Potential Energy as a Function of Internal Rotation in CFClBr–CFClBr by NMR Measurements

Abstract

The NMR spectrum of CFClBr–CFClBr is reported as a function of temperature from 177° to 300°K. The high-temperature spectrum is analyzed in terms of a superposition of the spectra of the meso and dl isomers, each in rapid rotation about the C–C bond; the low-temperature spectrum on the basis of a superposition of the spectra of the three rotamers of each of the two isomers. The gauche coupling constant between fluorine atoms in this compound is 21.5±0.5 cps. Chemical shifts for the fluorine atoms were different for the three rotamers. Fluorine atoms gauche to one fluorine and one chlorine atom are at the highest field, and fluorine atoms gauche to one fluorine and one bromine atom are at the lowest field.

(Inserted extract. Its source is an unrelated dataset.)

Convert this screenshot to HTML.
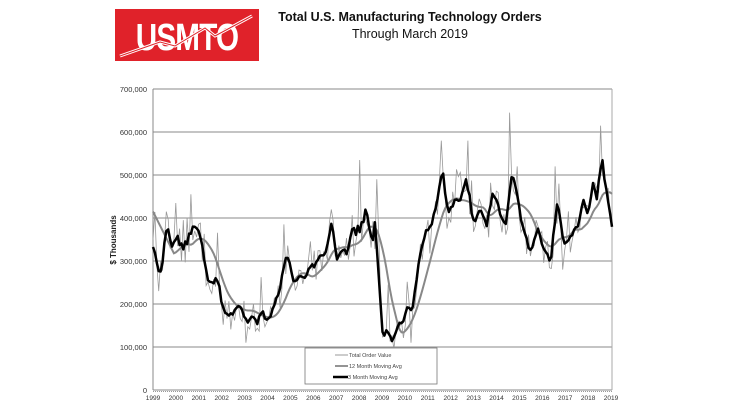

By observing the relative areas of peaks at low temperature, relative energies of the three potential minima for each isomer are calculated. High-temperature areas determined the relative amounts of the two isomers. Using, in addition, chemical shift data from the low-temperature spectra, spectra of this mixture of isomers have been calculated as a function of temperature assigning various potential barriers to internal rotation. By comparing the calculated spectra with those observed at various temperatures, several of the potential barriers to internal rotation have been assigned. In each isomer, the three potential minima vary by at most 450 cal/mole. The potential maxima which can be measured are all approximately 10.0±0.5 kcal/mole above the potential minima.